- Stated goal -
Only the lines from the start of the data through the line containing "import matplotlib.pyplot as plt" should be written out, exactly as they are, with both ends included and the pictures left out.

- Recorded information -
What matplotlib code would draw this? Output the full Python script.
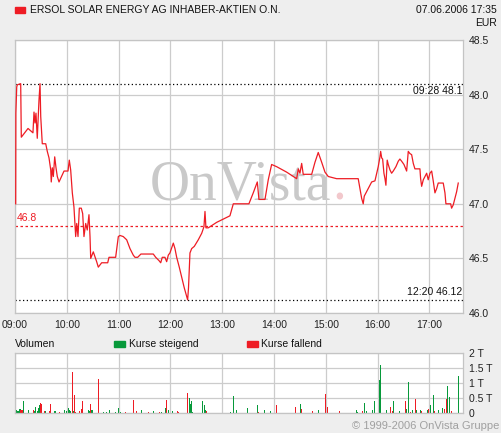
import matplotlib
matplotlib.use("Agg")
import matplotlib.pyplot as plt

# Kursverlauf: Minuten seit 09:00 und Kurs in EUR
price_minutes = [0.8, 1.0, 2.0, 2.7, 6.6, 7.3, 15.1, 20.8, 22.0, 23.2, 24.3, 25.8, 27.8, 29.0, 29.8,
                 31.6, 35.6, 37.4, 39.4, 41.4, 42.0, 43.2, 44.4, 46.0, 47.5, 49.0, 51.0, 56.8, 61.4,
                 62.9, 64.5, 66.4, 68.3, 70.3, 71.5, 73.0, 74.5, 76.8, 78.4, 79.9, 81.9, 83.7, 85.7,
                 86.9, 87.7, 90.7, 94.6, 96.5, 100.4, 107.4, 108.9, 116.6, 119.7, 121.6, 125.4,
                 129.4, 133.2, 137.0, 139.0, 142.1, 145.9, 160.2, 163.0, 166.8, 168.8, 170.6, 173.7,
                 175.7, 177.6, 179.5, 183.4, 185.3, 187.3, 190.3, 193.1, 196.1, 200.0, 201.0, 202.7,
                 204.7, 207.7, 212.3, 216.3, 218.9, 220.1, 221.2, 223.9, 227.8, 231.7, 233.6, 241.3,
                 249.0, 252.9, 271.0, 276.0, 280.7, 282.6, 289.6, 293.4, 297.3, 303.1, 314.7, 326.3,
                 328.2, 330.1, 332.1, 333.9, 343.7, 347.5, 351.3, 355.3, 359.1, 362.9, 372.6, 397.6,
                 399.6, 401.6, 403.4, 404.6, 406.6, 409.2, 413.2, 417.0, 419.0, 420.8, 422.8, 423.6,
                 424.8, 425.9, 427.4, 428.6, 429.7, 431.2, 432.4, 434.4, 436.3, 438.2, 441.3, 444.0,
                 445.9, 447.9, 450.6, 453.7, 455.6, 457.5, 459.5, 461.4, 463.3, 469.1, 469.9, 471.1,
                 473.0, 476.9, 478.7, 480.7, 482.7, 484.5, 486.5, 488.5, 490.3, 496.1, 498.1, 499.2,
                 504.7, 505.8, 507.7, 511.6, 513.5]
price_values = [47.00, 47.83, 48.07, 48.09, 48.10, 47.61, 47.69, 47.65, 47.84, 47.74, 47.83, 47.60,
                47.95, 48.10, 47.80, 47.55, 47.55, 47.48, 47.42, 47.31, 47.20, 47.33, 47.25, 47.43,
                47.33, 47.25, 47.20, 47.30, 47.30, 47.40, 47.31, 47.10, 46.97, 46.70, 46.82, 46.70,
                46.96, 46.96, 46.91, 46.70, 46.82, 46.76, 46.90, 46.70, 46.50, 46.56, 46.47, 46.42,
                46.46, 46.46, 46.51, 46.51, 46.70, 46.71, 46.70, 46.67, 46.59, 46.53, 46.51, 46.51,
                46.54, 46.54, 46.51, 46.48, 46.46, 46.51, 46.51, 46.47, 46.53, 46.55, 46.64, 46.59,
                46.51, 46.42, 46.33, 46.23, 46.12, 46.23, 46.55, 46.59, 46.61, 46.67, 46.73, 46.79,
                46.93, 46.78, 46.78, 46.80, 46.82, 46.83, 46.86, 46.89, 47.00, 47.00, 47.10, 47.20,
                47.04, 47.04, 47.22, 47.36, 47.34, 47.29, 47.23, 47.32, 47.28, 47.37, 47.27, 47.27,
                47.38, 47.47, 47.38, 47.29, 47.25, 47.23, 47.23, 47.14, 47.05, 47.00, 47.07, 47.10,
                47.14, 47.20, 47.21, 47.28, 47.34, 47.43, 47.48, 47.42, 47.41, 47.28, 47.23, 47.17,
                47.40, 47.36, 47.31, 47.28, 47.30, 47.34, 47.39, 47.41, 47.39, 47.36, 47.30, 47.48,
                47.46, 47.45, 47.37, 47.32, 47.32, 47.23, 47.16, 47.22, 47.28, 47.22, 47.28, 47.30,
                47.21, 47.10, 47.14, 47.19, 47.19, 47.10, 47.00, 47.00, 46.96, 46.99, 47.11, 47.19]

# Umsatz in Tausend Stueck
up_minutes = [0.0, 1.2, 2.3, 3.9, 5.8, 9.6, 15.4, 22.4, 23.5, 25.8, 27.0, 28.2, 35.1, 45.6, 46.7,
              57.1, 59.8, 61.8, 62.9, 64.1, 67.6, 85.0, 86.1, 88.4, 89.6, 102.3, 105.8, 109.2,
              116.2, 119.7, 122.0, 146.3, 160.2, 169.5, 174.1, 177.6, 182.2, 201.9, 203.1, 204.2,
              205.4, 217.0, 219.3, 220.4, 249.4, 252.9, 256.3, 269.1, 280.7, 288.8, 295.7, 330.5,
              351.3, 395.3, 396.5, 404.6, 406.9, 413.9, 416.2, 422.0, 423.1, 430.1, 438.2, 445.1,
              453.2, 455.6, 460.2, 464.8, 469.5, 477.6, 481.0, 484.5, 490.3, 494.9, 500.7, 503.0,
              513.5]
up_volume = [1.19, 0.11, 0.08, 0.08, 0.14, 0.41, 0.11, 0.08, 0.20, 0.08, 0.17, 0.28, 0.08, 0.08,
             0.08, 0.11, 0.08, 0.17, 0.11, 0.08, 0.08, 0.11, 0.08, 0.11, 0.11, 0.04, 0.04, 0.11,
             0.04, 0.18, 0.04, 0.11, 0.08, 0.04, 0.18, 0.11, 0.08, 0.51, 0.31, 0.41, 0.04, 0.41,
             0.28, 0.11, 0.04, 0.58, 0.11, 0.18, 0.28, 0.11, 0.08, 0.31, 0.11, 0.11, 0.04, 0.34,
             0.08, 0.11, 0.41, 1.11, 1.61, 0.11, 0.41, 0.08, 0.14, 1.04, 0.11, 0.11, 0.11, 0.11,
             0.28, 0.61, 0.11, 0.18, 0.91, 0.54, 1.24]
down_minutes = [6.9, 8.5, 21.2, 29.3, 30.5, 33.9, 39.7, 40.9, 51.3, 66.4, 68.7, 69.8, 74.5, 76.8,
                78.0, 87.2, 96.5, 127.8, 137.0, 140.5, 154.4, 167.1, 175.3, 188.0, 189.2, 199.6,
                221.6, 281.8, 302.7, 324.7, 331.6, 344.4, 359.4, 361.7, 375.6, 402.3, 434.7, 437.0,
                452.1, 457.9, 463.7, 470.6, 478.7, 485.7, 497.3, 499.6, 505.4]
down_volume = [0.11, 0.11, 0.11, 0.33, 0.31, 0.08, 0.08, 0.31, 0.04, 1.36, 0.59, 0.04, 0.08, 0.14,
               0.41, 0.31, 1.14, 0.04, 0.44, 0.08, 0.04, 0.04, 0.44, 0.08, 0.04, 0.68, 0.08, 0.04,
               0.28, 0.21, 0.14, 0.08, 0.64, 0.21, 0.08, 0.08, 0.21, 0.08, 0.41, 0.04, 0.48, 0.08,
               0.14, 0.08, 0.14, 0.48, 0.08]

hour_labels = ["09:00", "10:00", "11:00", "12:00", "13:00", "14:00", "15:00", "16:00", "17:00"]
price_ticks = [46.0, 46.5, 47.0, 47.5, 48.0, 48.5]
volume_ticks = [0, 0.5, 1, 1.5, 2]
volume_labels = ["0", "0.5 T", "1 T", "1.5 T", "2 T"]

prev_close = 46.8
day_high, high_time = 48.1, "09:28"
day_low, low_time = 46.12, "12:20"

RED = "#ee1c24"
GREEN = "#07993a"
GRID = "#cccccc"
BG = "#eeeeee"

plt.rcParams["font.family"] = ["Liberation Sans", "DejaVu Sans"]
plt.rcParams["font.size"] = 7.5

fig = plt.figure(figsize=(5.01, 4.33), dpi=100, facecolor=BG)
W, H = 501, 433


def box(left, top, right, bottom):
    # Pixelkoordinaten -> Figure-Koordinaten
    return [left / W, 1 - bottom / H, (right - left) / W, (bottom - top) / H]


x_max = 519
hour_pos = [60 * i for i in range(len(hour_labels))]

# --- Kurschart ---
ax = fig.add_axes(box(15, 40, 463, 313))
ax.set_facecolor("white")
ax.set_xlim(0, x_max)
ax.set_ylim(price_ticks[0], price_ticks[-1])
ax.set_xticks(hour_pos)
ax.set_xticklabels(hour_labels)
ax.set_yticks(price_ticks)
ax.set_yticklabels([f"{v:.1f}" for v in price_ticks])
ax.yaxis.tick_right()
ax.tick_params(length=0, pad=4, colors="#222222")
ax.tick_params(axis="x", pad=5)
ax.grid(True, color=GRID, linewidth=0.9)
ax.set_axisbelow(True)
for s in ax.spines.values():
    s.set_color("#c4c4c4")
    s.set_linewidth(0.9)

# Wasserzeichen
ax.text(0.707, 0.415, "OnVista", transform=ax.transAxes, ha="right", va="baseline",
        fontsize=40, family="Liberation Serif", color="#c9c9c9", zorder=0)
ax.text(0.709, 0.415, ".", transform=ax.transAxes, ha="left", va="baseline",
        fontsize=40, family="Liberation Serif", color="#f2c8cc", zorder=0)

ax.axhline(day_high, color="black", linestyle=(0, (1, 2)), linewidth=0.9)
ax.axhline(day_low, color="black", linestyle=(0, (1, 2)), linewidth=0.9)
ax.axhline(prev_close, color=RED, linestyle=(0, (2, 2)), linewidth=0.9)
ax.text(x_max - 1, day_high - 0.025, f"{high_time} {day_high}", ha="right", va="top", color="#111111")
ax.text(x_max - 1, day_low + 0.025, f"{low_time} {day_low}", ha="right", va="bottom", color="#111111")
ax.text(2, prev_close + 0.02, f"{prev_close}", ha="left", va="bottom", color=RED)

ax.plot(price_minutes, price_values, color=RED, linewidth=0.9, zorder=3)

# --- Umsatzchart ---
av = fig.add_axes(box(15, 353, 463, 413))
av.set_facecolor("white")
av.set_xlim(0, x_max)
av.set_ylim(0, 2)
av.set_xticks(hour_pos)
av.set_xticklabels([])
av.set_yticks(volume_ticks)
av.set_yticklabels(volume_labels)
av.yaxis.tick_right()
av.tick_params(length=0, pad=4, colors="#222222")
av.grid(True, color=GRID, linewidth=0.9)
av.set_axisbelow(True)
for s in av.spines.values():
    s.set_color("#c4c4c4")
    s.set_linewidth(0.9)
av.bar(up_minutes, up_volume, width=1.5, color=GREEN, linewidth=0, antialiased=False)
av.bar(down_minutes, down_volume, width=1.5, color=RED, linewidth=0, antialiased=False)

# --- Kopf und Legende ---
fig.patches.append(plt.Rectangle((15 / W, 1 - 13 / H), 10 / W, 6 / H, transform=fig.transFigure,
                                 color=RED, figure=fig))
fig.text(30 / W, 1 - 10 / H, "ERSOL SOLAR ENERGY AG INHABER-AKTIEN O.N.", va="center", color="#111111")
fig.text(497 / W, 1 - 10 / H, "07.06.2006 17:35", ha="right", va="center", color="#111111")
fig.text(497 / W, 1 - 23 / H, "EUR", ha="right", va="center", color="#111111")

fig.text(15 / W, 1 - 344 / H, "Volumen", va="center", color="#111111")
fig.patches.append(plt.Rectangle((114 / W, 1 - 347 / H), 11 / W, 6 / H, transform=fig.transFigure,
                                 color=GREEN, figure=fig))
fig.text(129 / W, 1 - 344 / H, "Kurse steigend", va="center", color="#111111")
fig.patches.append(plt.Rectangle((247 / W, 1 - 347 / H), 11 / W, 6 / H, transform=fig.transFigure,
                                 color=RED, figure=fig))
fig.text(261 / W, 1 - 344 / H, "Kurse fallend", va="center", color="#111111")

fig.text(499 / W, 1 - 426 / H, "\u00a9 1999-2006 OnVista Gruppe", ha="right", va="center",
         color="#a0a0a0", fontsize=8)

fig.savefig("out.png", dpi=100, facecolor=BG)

- Result for this exercise -
What matplotlib code would draw this? Output the full Python script.
import matplotlib
matplotlib.use("Agg")
import matplotlib.pyplot as plt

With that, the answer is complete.